Return the listing below unchanged, minus its pictures.

+ + + + + + +

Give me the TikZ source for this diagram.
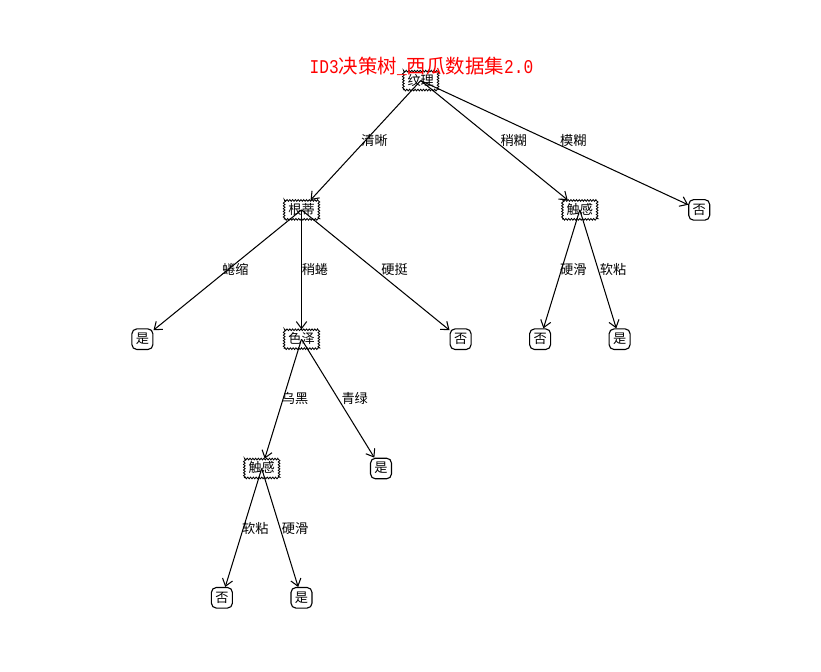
\documentclass[tikz,border=0pt]{standalone}
\usepackage{fontspec}
\setmainfont{Noto Sans CJK SC}
\newfontfamily\latinmono{Liberation Mono}[FakeStretch=0.833]
\usetikzlibrary{decorations.pathmorphing,arrows.meta,calc}
\tikzset{
  txt/.style={font=\fontsize{9.5}{11}\selectfont},
  decision/.style={txt, draw, fill=white, line width=0.6pt, decorate,
    decoration={zigzag, segment length=2pt, amplitude=0.6pt},
    inner xsep=3pt, inner ysep=1.8pt, text height=0.82em, text depth=0.18em},
  leaf/.style={txt, draw, fill=white, line width=0.8pt, rounded corners=3.5pt,
    inner xsep=2.8pt, inner ysep=2.4pt, text height=0.82em, text depth=0.18em},
  edge/.style={line width=0.75pt, -{Straight Barb[length=5pt,width=7.5pt]}},
  elabel/.style={txt, anchor=base west, inner sep=0pt}
}
\begin{document}
\begin{tikzpicture}[x=0.72pt,y=-0.72pt]
\useasboundingbox (0,0) rectangle (821,672);
% decision nodes
\node[decision] (root) at (420.7,80.6) {纹理};
\node[decision] (gd) at (301.5,209.9) {根蒂};
\node[decision] (chR) at (579.8,209.9) {触感};
\node[decision] (sz) at (301.5,339.2) {色泽};
\node[decision] (chL) at (261.7,468.5) {触感};
% leaves
\node[leaf] (l1) at (699.2,209.9) {否};
\node[leaf] (l2) at (142.4,339.2) {是};
\node[leaf] (l3) at (460.6,339.2) {否};
\node[leaf] (l4) at (540.1,339.2) {否};
\node[leaf] (l5) at (619.6,339.2) {是};
\node[leaf] (l6) at (381.0,468.5) {是};
\node[leaf] (l7) at (221.9,597.8) {否};
\node[leaf] (l8) at (301.5,597.8) {是};
% edges
\draw[edge] (root.center) -- (gd);
\draw[edge] (root.center) -- (chR);
\draw[edge] (root.center) -- (l1);
\draw[edge] (gd.center) -- (l2);
\draw[edge] (gd.center) -- (sz);
\draw[edge] (gd.center) -- (l3);
\draw[edge] (chR.center) -- (l4);
\draw[edge] (chR.center) -- (l5);
\draw[edge] (sz.center) -- (chL);
\draw[edge] (sz.center) -- (l6);
\draw[edge] (chL.center) -- (l7);
\draw[edge] (chL.center) -- (l8);
% edge labels
\node[elabel] (t1) at ($(root)!0.5!(gd)$) {清晰};
\node[elabel] (t2) at ($(root)!0.5!(chR)$) {稍糊};
\node[elabel] (t3) at ($(root)!0.5!(l1)$) {模糊};
\node[elabel] (t4) at ($(gd)!0.5!(l2)$) {蜷缩};
\node[elabel] (t5) at ($(gd)!0.5!(sz)$) {稍蜷};
\node[elabel] (t6) at ($(gd)!0.5!(l3)$) {硬挺};
\node[elabel] (t7) at ($(chR)!0.5!(l4)$) {硬滑};
\node[elabel] (t8) at ($(chR)!0.5!(l5)$) {软粘};
\node[elabel] (t9) at ($(sz)!0.5!(chL)$) {乌黑};
\node[elabel] (t10) at ($(sz)!0.5!(l6)$) {青绿};
\node[elabel] (t11) at ($(chL)!0.5!(l7)$) {软粘};
\node[elabel] (t12) at ($(chL)!0.5!(l8)$) {硬滑};
% title
\node[anchor=base, inner sep=0pt, text=red, font=\fontsize{14}{16}\selectfont] (title) at (421.5,73.5)
  {{\latinmono ID3}决策树{\latinmono \_}西瓜数据集{\latinmono 2.0}};
\end{tikzpicture}
\end{document}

+ + + + + + +

> The output:
Give me the TikZ source for this diagram.
\documentclass[tikz,border=0pt]{standalone}
\usepackage{fontspec}
\setmainfont{Noto Sans CJK SC}
\newfontfamily\latinmono{Liberation Mono}[FakeStretch=0.833]
\usetikzlibrary{decorations.pathmorphing,arrows.meta,calc}
\tikzset{
  txt/.style={font=\fontsize{9.5}{11}\selectfont},
  decision/.style={txt, draw, fill=white, line width=0.6pt, decorate,
    decoration={zigzag, segment length=2pt, amplitude=0.6pt},
    inner xsep=3pt, inner ysep=1.8pt, text height=0.82em, text depth=0.18em},
  leaf/.style={txt, draw, fill=white, line width=0.8pt, rounded corners=3.5pt,
    inner xsep=2.8pt, inner ysep=2.4pt, text height=0.82em, text depth=0.18em},
  edge/.style={line width=0.75pt, -{Straight Barb[length=5pt,width=7.5pt]}},
  elabel/.style={txt, anchor=base west, inner sep=0pt}
}
\begin{document}
\begin{tikzpicture}[x=0.72pt,y=-0.72pt]
\useasboundingbox (0,0) rectangle (821,672);
% decision nodes
\node[decision] (root) at (420.7,80.6) {纹理};
\node[decision] (gd) at (301.5,209.9) {根蒂};
\node[decision] (chR) at (579.8,209.9) {触感};
\node[decision] (sz) at (301.5,339.2) {色泽};
\node[decision] (chL) at (261.7,468.5) {触感};
% leaves
\node[leaf] (l1) at (699.2,209.9) {否};
\node[leaf] (l2) at (142.4,339.2) {是};
\node[leaf] (l3) at (460.6,339.2) {否};
\node[leaf] (l4) at (540.1,339.2) {否};
\node[leaf] (l5) at (619.6,339.2) {是};
\node[leaf] (l6) at (381.0,468.5) {是};
\node[leaf] (l7) at (221.9,597.8) {否};
\node[leaf] (l8) at (301.5,597.8) {是};
% edges
\draw[edge] (root.center) -- (gd);
\draw[edge] (root.center) -- (chR);
\draw[edge] (root.center) -- (l1);
\draw[edge] (gd.center) -- (l2);
\draw[edge] (gd.center) -- (sz);
\draw[edge] (gd.center) -- (l3);
\draw[edge] (chR.center) -- (l4);
\draw[edge] (chR.center) -- (l5);
\draw[edge] (sz.center) -- (chL);
\draw[edge] (sz.center) -- (l6);
\draw[edge] (chL.center) -- (l7);
\draw[edge] (chL.center) -- (l8);
% edge labels
\node[elabel] (t1) at ($(root)!0.5!(gd)$) {清晰};
\node[elabel] (t2) at ($(root)!0.5!(chR)$) {稍糊};
\node[elabel] (t3) at ($(root)!0.5!(l1)$) {模糊};
\node[elabel] (t4) at ($(gd)!0.5!(l2)$) {蜷缩};
\node[elabel] (t5) at ($(gd)!0.5!(sz)$) {稍蜷};
\node[elabel] (t6) at ($(gd)!0.5!(l3)$) {硬挺};
\node[elabel] (t7) at ($(chR)!0.5!(l4)$) {硬滑};
\node[elabel] (t8) at ($(chR)!0.5!(l5)$) {软粘};
\node[elabel] (t9) at ($(sz)!0.5!(chL)$) {乌黑};
\node[elabel] (t10) at ($(sz)!0.5!(l6)$) {青绿};
\node[elabel] (t11) at ($(chL)!0.5!(l7)$) {软粘};
\node[elabel] (t12) at ($(chL)!0.5!(l8)$) {硬滑};
% title
\node[anchor=base, inner sep=0pt, text=red, font=\fontsize{14}{16}\selectfont] (title) at (421.5,73.5)
  {{\latinmono ID3}决策树{\latinmono \_}西瓜数据集{\latinmono 2.0}};
\end{tikzpicture}
\end{document}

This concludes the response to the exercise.